To clarify, there probably isn’t a faster way: for a vector of length L, the cumulative sum can be computed in L operations. Therefore a rolling sum of length n, for arbitrary n, can be computed in 2L operations. A naive rolling sum of length n is n*L operations, which for n>2 is slower than using cumsum. For very large rolling sums, the difference will be dramatic.
This focus on operations count ignores roundoff errors, which are indeed muchmay be worse for the cumsum approach. If that’s important to you, then @klaff’s Rolling Sum - #4 by klaff is a better approach. That one is also 2L, so there’s no real reason not to use it.
Admittedly I haven’t given much thought to this question, but I don’t see any obvious reason why one approach would be better than the other. And in some specific cases (for example when dealing with positive numbers), my intuition would even lead me to favor the cumsum approach (again, just intuition, I haven’t performed a serious error analysis…)
Wouldn’t an approach around Base.cumsum need to allocate arrays for the two intermediate sums? Maybe I’m not thinking correctly about how that would work.
No, there is only one array of cumulative sums. The two intermediate partial sums (that are subtracted from one another in the end) are two elements of the same array.
There could be a second array if you wanted to also store the rolling sums (instead of computing them on the fly, when the window size is known, using a single subtraction operation).
I haven’t done a serious analysis either. For the purposes of discussion let’s consider a list of numbers that are uniformly distributed between 0 and 1. The magnitude of the cumsum grows linearly with i, and consequently once you’ve summed 2/eps() of them together you’ll stop incrementing altogether due to a complete loss of precision.
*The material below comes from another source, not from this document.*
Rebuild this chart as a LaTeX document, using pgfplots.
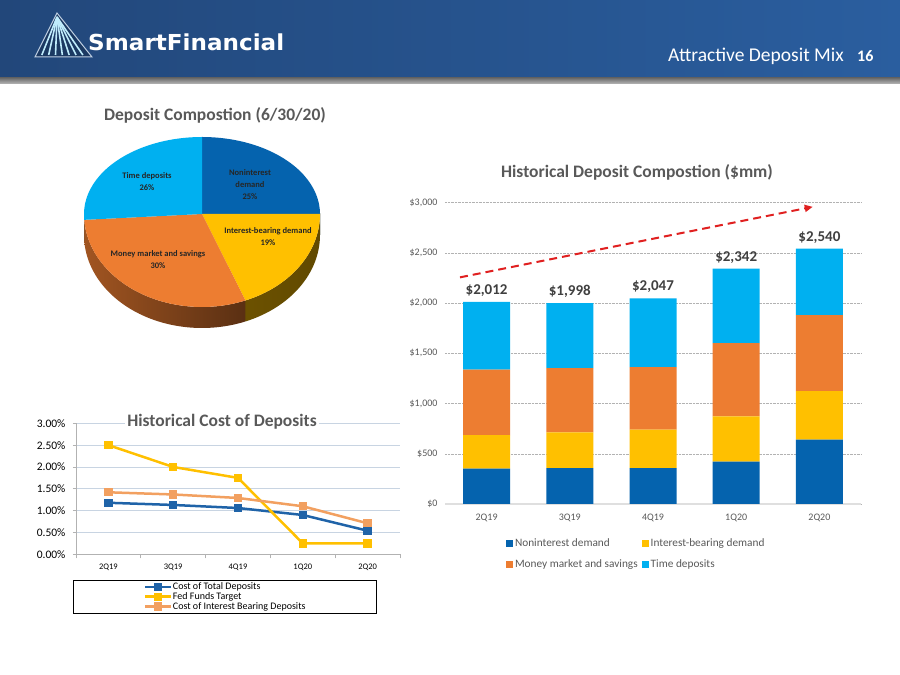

In contrast
out[i] = out[i-1]-a[i-1]+a[i+n-1]
intuitively seems like it should accumulate error as sqrt(i).
The threaded version I wrote (trolling_sum) recomputes the sum at the beginning of each thread’s segment (necessary so the threads can be independent), which limits the accumulated error.
On the other hand, this formula is prone to cancellations (where the relative error is unbounded), whereas in the cumsum of positive numbers, the relative error at each operation is (as you noted) bounded by eps().
But I’ll try to avoid derailing this thread any more, and perform a real error analysis instead of waving my hands
I just want to pop in here and say that the beauty of RollingFunctions.jl is mostly in its ease. I’ve used it many times to create rolling versions of my own functions. It strikes the balance between general functionality and performance quite well. It already uses views and very tight loops.
If you are doing something simple like a sum, of course a specialized method will be faster.